Monday, 24 May, is Victoria Day in Canada. A proper time to reflect on the lasting influence of the Empress of India on our present times. And this year it coincides with the publication of a wonderful new book analyzing the continual fascination for Imperial Britain and the code of the 19th Century English Gentleman by Ian Buruma. It is titled "Anglomania: A European Love Affair" in the American version, and "Voltaire's Coconuts: Anglomania in Europe" in the British (recalling Churchill's quip that the two nations are divided by a common language).
It is uncanny how Buruma's book deals with so many of my own personal interests. For example, I am a member of the Voltaire Society of America.
And Buruma begins with a discussion of Voltaire's love of liberty and tolerance, and argues that it was based on a desire to transplant British institutions to other climes. These British ideas would be like coconuts, which are carried by the seas to different lands, and can be transplanted to various landscapes. True, in some places they might need hothouses, but with proper attention, the coconuts might bloom across the globe. Rule by reason, the common law, and a monarchy limited by parliament, were seen as triumphs for mankind which should spread as the light of reason itself illuminated the dark ages which had previously shrouded Europe.
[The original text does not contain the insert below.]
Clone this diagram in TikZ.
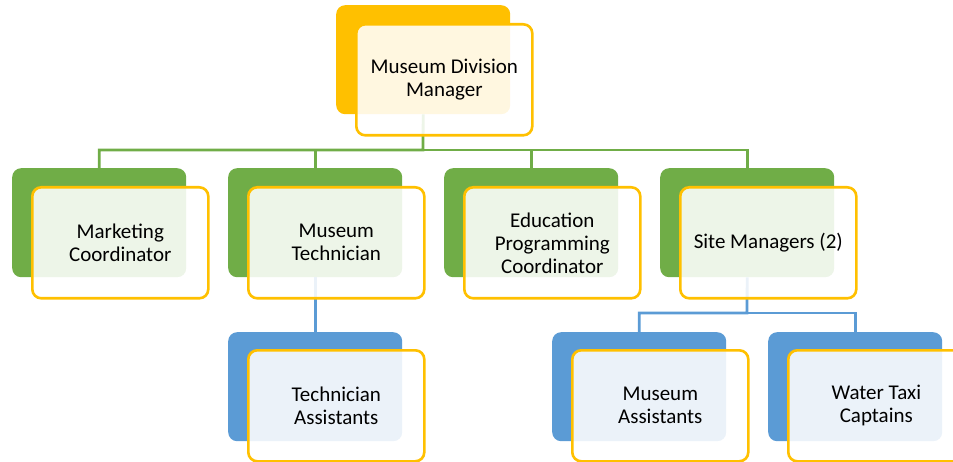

Buruma visits Voltaire's home in Ferney, a shrine to liberty, and recounts how the sage of Ferney placed his hand on the head of Benjamin Franklin's grandson and blessed him with the words "God and Liberty." He visits a German garden designed on the English model by Herr Pickle and recalls German productions of Shakespeare where "Laughter is Forbidden!" We are treated to the political revolutionaries who made London their home: Marx, Mazzini, and others like Herzl who modeled their ideal states on England.
This love of things British, this Anglomania, is not an irrational passion. Rather it is the love of liberty, reason, and common sense that motivates the Anglophile. For in contrast with the continent, torn by oppression, passion, and ideological extremism, the British approach of muddling through has its charms. What the British lack in German thoroughness, or French zeal, they make up in the ability to survive and adapt to a changing world while their traditions remain: decent, solid, middle-class citizens. A little dull perhaps, but with the sectuirty which dullness brings.
If Princess Di reflected the desire for the English of today to become California Girls -- nightclubbing, exercising, psychobabbling -- then it is up to the Buruma's of the world to remind the British why they were beloved for the code of the English gentleman. At its Best, this tradition gives us moments like Prime Minister Tony Blair's reading at Princess Di's funeral.
But the tradition is not without its shortcomings, as Buruma reminds the reader in his account of the xenophobia, insularity and pig-headed drunkenness of a Spectator magazine dinner party that reads like P.G. Wodehouse describing the Drones Club.
For the Britain that the world loves is, of course, only one side of a multi-faceted land. It is the public face of Britain, of well-behaved public school boys (well-caned into good behavior) bringing fair play, railroads, and sanitation to far-flung colonies. It is not the other Britian, as old as the Vikings who settled York -- rapacious, cruel, domineering, and aggressive -- that Buruma or anyone else wishes to see.
Except the British themselves.
For it became apparent on a recent trip to England that the "Ugly Englishman" may well have replaced the Ugly American. Perhaps it was that Britishers got the wrong idea from watching Dallas. To Americans, J.R. Ewing was a sly joke. To many English, just coming out of post-war austerity, he was a role model.
Result: As Americans seek to become more civil, polite and well-behaved, the British attempt to act like Americans of their imagination: loud, vulgar, aggressive. Sitting in an Indian restaurant near Sloane Square one evening, this mild-mannered American was shocked to hear a torrent of profanity gush forth from the mouths of two well-dressed Sloane Ranger-types. Their very public behavior made Howard Stern look restrained.
If the British lose the qualities that made being British synonymous with good manners, and degenerate into a nation of J.R. Ewings and football hooligans, they will lose the admiration of millions of Anglophiles and Anglomanes around the world -- perhaps the very people who value tolerance, education and understanding.
Without its "class," Britain is just a small island with a nice landscape bobbing off the coast of Europe.